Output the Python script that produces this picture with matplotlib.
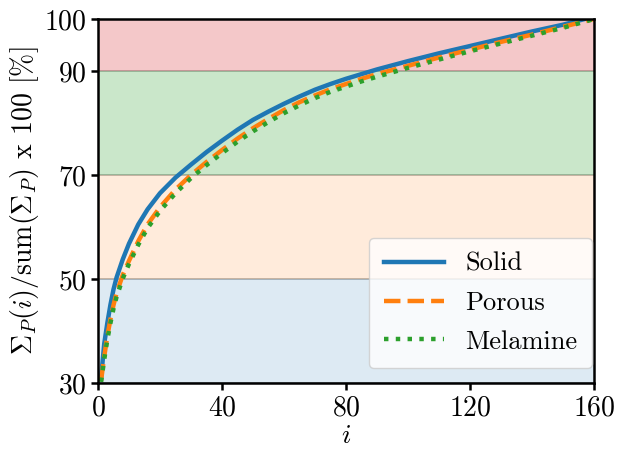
import matplotlib
matplotlib.use('Agg')
import matplotlib.pyplot as plt

# Cumulative share of singular values, read at a set of indices
idx_solid = [1, 2, 3, 4, 5, 6, 8, 10, 13, 16, 20, 25, 30, 35, 40, 45, 50, 55, 60, 65, 70,
             75, 80, 85, 90, 100, 110, 120, 130, 140, 150, 157]
solid = [31.0, 37.5, 41.5, 45.0, 48.0, 50.3, 53.8, 56.8, 60.5, 63.4, 66.5, 69.5, 72.0,
         74.4, 76.6, 78.7, 80.6, 82.2, 83.7, 85.1, 86.4, 87.5, 88.5, 89.4, 90.3, 91.9,
         93.4, 94.8, 96.2, 97.6, 98.9, 100.0]

idx_other = [1, 2, 3, 4, 5, 6, 8, 10, 13, 16, 20, 25, 30, 35, 40, 45, 50, 55, 60, 65, 70,
             75, 80, 85, 90, 100, 110, 120, 130, 140, 150, 160]
porous = [30.5, 35.0, 39.0, 42.2, 45.0, 47.3, 50.8, 53.5, 57.3, 60.5, 63.8, 67.2, 70.0,
          72.5, 74.8, 77.0, 79.0, 80.8, 82.5, 84.0, 85.3, 86.5, 87.5, 88.5, 89.4, 91.0,
          92.6, 94.1, 95.6, 97.0, 98.5, 100.0]
melamine = [30.2, 34.5, 38.3, 41.5, 44.3, 46.6, 50.1, 52.9, 56.6, 59.8, 63.1, 66.5, 69.4,
            71.9, 74.2, 76.4, 78.4, 80.2, 81.9, 83.4, 84.8, 86.0, 87.0, 88.0, 88.9, 90.6,
            92.2, 93.8, 95.3, 96.8, 98.3, 100.0]

# Shaded bands (lower, upper, colour, alpha)
bands = [(30, 50, 'tab:blue', 0.15), (50, 70, 'tab:orange', 0.15),
         (70, 90, 'tab:green', 0.25), (90, 100, 'tab:red', 0.25)]

x_ticks = [0, 40, 80, 120, 160]
y_ticks = [30, 50, 70, 90, 100]


def graph_data():
    fig = plt.figure(figsize=(6.27, 4.51), dpi=100)
    ax = fig.add_axes([0.1563, 0.1508, 0.7911, 0.8071])

    for lo, hi, col, a in bands:
        ax.axhspan(lo, hi, color=col, alpha=a, lw=0)

    ax.plot(idx_solid, solid, color='tab:blue', lw=3.2, label='Solid')
    ax.plot(idx_other, porous, color='tab:orange', lw=3.2, ls='--', label='Porous')
    ax.plot(idx_other, melamine, color='tab:green', lw=3.2, ls=':', label='Melamine')

    ax.set_xlim(0, 160)
    ax.set_ylim(30, 100)
    ax.set_xticks(x_ticks)
    ax.set_yticks(y_ticks)
    ax.yaxis.grid(True, color='#b0b0b0', lw=1.2)
    ax.set_axisbelow(True)

    for s in ax.spines.values():
        s.set_linewidth(1.8)
    ax.tick_params(width=1.8, length=5, labelsize=20)

    ax.set_xlabel('$i$', fontsize=20, labelpad=1)
    ax.set_ylabel(r'$\Sigma_P(i)/\mathrm{sum}(\Sigma_P)$ x 100 [%]', fontsize=20, labelpad=2)

    # Legend box sits tight against the right spine
    ax.legend(loc='lower right', bbox_to_anchor=(0.996, 0.041), borderaxespad=0,
              fontsize=19, handlelength=2.3, labelspacing=0.57, borderpad=0.55)

    fig.savefig('out.png', dpi=100)


def main():
    plt.rcParams['font.family'] = 'serif'
    plt.rcParams['font.serif'] = ['cmr10']
    plt.rcParams['mathtext.fontset'] = 'cm'
    plt.rcParams['axes.formatter.use_mathtext'] = True
    graph_data()


if __name__ == '__main__':
    main()
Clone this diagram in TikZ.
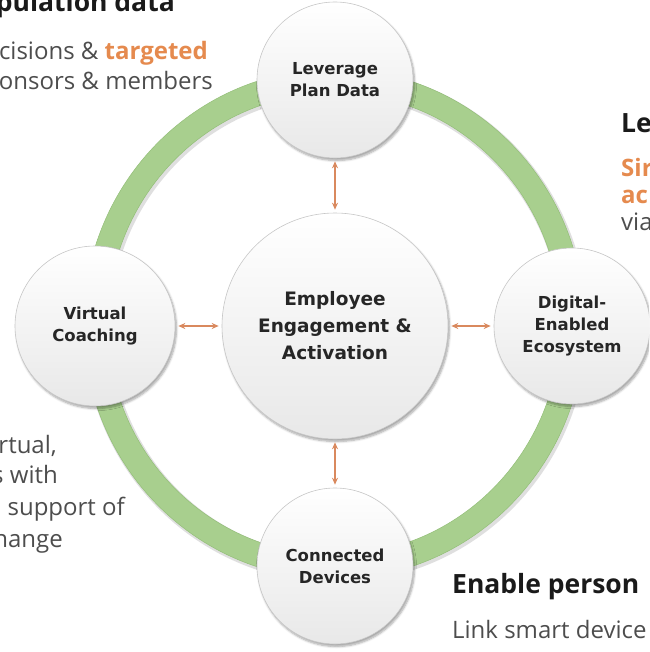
\documentclass[tikz,border=0pt]{standalone}
\usepackage{fontspec}
\setmainfont{Open Sans}
\newfontfamily\circfont{DejaVu Sans}
\usetikzlibrary{arrows.meta,shadows.blur}
\definecolor{ringgreen}{HTML}{A8CF8E}
\definecolor{ringedge}{HTML}{93BE78}
\definecolor{arrorange}{HTML}{D9895E}
\definecolor{txtorange}{HTML}{E58A4E}
\definecolor{bodygray}{HTML}{4D4D4D}
\definecolor{headdark}{HTML}{1A1A1A}
\definecolor{circtext}{HTML}{262626}
\begin{document}
\begin{tikzpicture}[x=1pt,y=-1pt,
  bubble/.style={circle, draw=black!22, line width=0.6pt, top color=white, bottom color=black!9,
    text=circtext, align=center, inner sep=0pt,
    font=\circfont\bfseries\fontsize{16.5}{22}\selectfont,
    blur shadow={shadow xshift=1.5pt, shadow yshift=-2.5pt, shadow blur steps=6, shadow opacity=35}},
  bigbubble/.style={bubble, font=\circfont\bfseries\fontsize{18.5}{27}\selectfont},
  link/.style={arrorange, line width=1.5pt, {Stealth[length=7pt,width=6pt]}-{Stealth[length=7pt,width=6pt]}, shorten <=3pt, shorten >=3pt},
  head/.style={inner sep=0pt, text=headdark, font=\bfseries\fontsize{26.5}{30}\selectfont},
  body/.style={inner sep=0pt, text=bodygray, font=\fontsize{24}{30}\selectfont},
  hl/.style={inner sep=0pt, text=txtorange, font=\bfseries\fontsize{24}{30}\selectfont}
]
\useasboundingbox (0,0) rectangle (649,652);
\clip (0,0) rectangle (649,652);

% ring
\draw[line width=27pt, black!25, opacity=0.5] (335.5,326) ellipse [x radius=238.5, y radius=243];
\draw[line width=24pt, ringgreen] (334,324) ellipse [x radius=238.5, y radius=243];
\draw[line width=0.5pt, ringedge] (334,324) ellipse [x radius=250.5, y radius=255];
\draw[line width=0.5pt, ringedge] (334,324) ellipse [x radius=226.5, y radius=231];

% bubbles
\node[bubble, minimum size=156pt] (plan) at (335,80) {Leverage\\Plan Data};
\node[bubble, minimum size=160pt] (coach) at (95,326) {Virtual\\Coaching};
\node[bubble, minimum size=156pt] (eco) at (572,326) {Digital-\\Enabled\\Ecosystem};
\node[bubble, minimum size=156pt] (dev) at (335,566) {Connected\\Devices};
\node[bigbubble, minimum size=226pt] (core) at (335,326) {Employee\\Engagement \&\\Activation};

% connectors
\draw[link] (plan) -- (core);
\draw[link] (coach) -- (core);
\draw[link] (core) -- (eco);
\draw[link] (core) -- (dev);

% top-left text
\node[head, anchor=base east] (tl1) at (175,12) {pulation data};
\node[body, anchor=base east] (tl2) at (208,60) {cisions \& \textcolor{txtorange}{\bfseries targeted}};
\node[body, anchor=base east] (tl3) at (213,90) {onsors \& members};

% right text
\node[head, anchor=base west] (r1) at (621,133) {Le};
\node[hl, anchor=base west] (r2) at (621,177) {Sir};
\node[hl, anchor=base west] (r3) at (621,204) {ac};
\node[body, anchor=base west] (r4) at (621,230) {via};

% left text
\node[body, anchor=base east] (l1) at (57,453) {rtual,};
\node[body, anchor=base east] (l2) at (58,483) {s with};
\node[body, anchor=base east] (l3) at (125,515) {support of};
\node[body, anchor=base east] (l4) at (63,547) {hange};

% bottom-right text
\node[head, anchor=base west] (b1) at (452,593) {Enable person};
\node[body, anchor=base west] (b2) at (452,638) {Link smart device};
\end{tikzpicture}
\end{document}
+ + + + + + +
Make an exact copy of the records above, with the pictures left out.

▶ _Answer in full_
Output the Python script that produces this picture with matplotlib.
import matplotlib
matplotlib.use('Agg')
import matplotlib.pyplot as plt

# Cumulative share of singular values, read at a set of indices
idx_solid = [1, 2, 3, 4, 5, 6, 8, 10, 13, 16, 20, 25, 30, 35, 40, 45, 50, 55, 60, 65, 70,
             75, 80, 85, 90, 100, 110, 120, 130, 140, 150, 157]
solid = [31.0, 37.5, 41.5, 45.0, 48.0, 50.3, 53.8, 56.8, 60.5, 63.4, 66.5, 69.5, 72.0,
         74.4, 76.6, 78.7, 80.6, 82.2, 83.7, 85.1, 86.4, 87.5, 88.5, 89.4, 90.3, 91.9,
         93.4, 94.8, 96.2, 97.6, 98.9, 100.0]

idx_other = [1, 2, 3, 4, 5, 6, 8, 10, 13, 16, 20, 25, 30, 35, 40, 45, 50, 55, 60, 65, 70,
             75, 80, 85, 90, 100, 110, 120, 130, 140, 150, 160]
porous = [30.5, 35.0, 39.0, 42.2, 45.0, 47.3, 50.8, 53.5, 57.3, 60.5, 63.8, 67.2, 70.0,
          72.5, 74.8, 77.0, 79.0, 80.8, 82.5, 84.0, 85.3, 86.5, 87.5, 88.5, 89.4, 91.0,
          92.6, 94.1, 95.6, 97.0, 98.5, 100.0]
melamine = [30.2, 34.5, 38.3, 41.5, 44.3, 46.6, 50.1, 52.9, 56.6, 59.8, 63.1, 66.5, 69.4,
            71.9, 74.2, 76.4, 78.4, 80.2, 81.9, 83.4, 84.8, 86.0, 87.0, 88.0, 88.9, 90.6,
            92.2, 93.8, 95.3, 96.8, 98.3, 100.0]

# Shaded bands (lower, upper, colour, alpha)
bands = [(30, 50, 'tab:blue', 0.15), (50, 70, 'tab:orange', 0.15),
         (70, 90, 'tab:green', 0.25), (90, 100, 'tab:red', 0.25)]

x_ticks = [0, 40, 80, 120, 160]
y_ticks = [30, 50, 70, 90, 100]


def graph_data():
    fig = plt.figure(figsize=(6.27, 4.51), dpi=100)
    ax = fig.add_axes([0.1563, 0.1508, 0.7911, 0.8071])

    for lo, hi, col, a in bands:
        ax.axhspan(lo, hi, color=col, alpha=a, lw=0)

    ax.plot(idx_solid, solid, color='tab:blue', lw=3.2, label='Solid')
    ax.plot(idx_other, porous, color='tab:orange', lw=3.2, ls='--', label='Porous')
    ax.plot(idx_other, melamine, color='tab:green', lw=3.2, ls=':', label='Melamine')

    ax.set_xlim(0, 160)
    ax.set_ylim(30, 100)
    ax.set_xticks(x_ticks)
    ax.set_yticks(y_ticks)
    ax.yaxis.grid(True, color='#b0b0b0', lw=1.2)
    ax.set_axisbelow(True)

    for s in ax.spines.values():
        s.set_linewidth(1.8)
    ax.tick_params(width=1.8, length=5, labelsize=20)

    ax.set_xlabel('$i$', fontsize=20, labelpad=1)
    ax.set_ylabel(r'$\Sigma_P(i)/\mathrm{sum}(\Sigma_P)$ x 100 [%]', fontsize=20, labelpad=2)

    # Legend box sits tight against the right spine
    ax.legend(loc='lower right', bbox_to_anchor=(0.996, 0.041), borderaxespad=0,
              fontsize=19, handlelength=2.3, labelspacing=0.57, borderpad=0.55)

    fig.savefig('out.png', dpi=100)


def main():
    plt.rcParams['font.family'] = 'serif'
    plt.rcParams['font.serif'] = ['cmr10']
    plt.rcParams['mathtext.fontset'] = 'cm'
    plt.rcParams['axes.formatter.use_mathtext'] = True
    graph_data()


if __name__ == '__main__':
    main()
Clone this diagram in TikZ.
\documentclass[tikz,border=0pt]{standalone}
\usepackage{fontspec}
\setmainfont{Open Sans}
\newfontfamily\circfont{DejaVu Sans}
\usetikzlibrary{arrows.meta,shadows.blur}
\definecolor{ringgreen}{HTML}{A8CF8E}
\definecolor{ringedge}{HTML}{93BE78}
\definecolor{arrorange}{HTML}{D9895E}
\definecolor{txtorange}{HTML}{E58A4E}
\definecolor{bodygray}{HTML}{4D4D4D}
\definecolor{headdark}{HTML}{1A1A1A}
\definecolor{circtext}{HTML}{262626}
\begin{document}
\begin{tikzpicture}[x=1pt,y=-1pt,
  bubble/.style={circle, draw=black!22, line width=0.6pt, top color=white, bottom color=black!9,
    text=circtext, align=center, inner sep=0pt,
    font=\circfont\bfseries\fontsize{16.5}{22}\selectfont,
    blur shadow={shadow xshift=1.5pt, shadow yshift=-2.5pt, shadow blur steps=6, shadow opacity=35}},
  bigbubble/.style={bubble, font=\circfont\bfseries\fontsize{18.5}{27}\selectfont},
  link/.style={arrorange, line width=1.5pt, {Stealth[length=7pt,width=6pt]}-{Stealth[length=7pt,width=6pt]}, shorten <=3pt, shorten >=3pt},
  head/.style={inner sep=0pt, text=headdark, font=\bfseries\fontsize{26.5}{30}\selectfont},
  body/.style={inner sep=0pt, text=bodygray, font=\fontsize{24}{30}\selectfont},
  hl/.style={inner sep=0pt, text=txtorange, font=\bfseries\fontsize{24}{30}\selectfont}
]
\useasboundingbox (0,0) rectangle (649,652);
\clip (0,0) rectangle (649,652);

% ring
\draw[line width=27pt, black!25, opacity=0.5] (335.5,326) ellipse [x radius=238.5, y radius=243];
\draw[line width=24pt, ringgreen] (334,324) ellipse [x radius=238.5, y radius=243];
\draw[line width=0.5pt, ringedge] (334,324) ellipse [x radius=250.5, y radius=255];
\draw[line width=0.5pt, ringedge] (334,324) ellipse [x radius=226.5, y radius=231];

% bubbles
\node[bubble, minimum size=156pt] (plan) at (335,80) {Leverage\\Plan Data};
\node[bubble, minimum size=160pt] (coach) at (95,326) {Virtual\\Coaching};
\node[bubble, minimum size=156pt] (eco) at (572,326) {Digital-\\Enabled\\Ecosystem};
\node[bubble, minimum size=156pt] (dev) at (335,566) {Connected\\Devices};
\node[bigbubble, minimum size=226pt] (core) at (335,326) {Employee\\Engagement \&\\Activation};

% connectors
\draw[link] (plan) -- (core);
\draw[link] (coach) -- (core);
\draw[link] (core) -- (eco);
\draw[link] (core) -- (dev);

% top-left text
\node[head, anchor=base east] (tl1) at (175,12) {pulation data};
\node[body, anchor=base east] (tl2) at (208,60) {cisions \& \textcolor{txtorange}{\bfseries targeted}};
\node[body, anchor=base east] (tl3) at (213,90) {onsors \& members};

% right text
\node[head, anchor=base west] (r1) at (621,133) {Le};
\node[hl, anchor=base west] (r2) at (621,177) {Sir};
\node[hl, anchor=base west] (r3) at (621,204) {ac};
\node[body, anchor=base west] (r4) at (621,230) {via};

% left text
\node[body, anchor=base east] (l1) at (57,453) {rtual,};
\node[body, anchor=base east] (l2) at (58,483) {s with};
\node[body, anchor=base east] (l3) at (125,515) {support of};
\node[body, anchor=base east] (l4) at (63,547) {hange};

% bottom-right text
\node[head, anchor=base west] (b1) at (452,593) {Enable person};
\node[body, anchor=base west] (b2) at (452,638) {Link smart device};
\end{tikzpicture}
\end{document}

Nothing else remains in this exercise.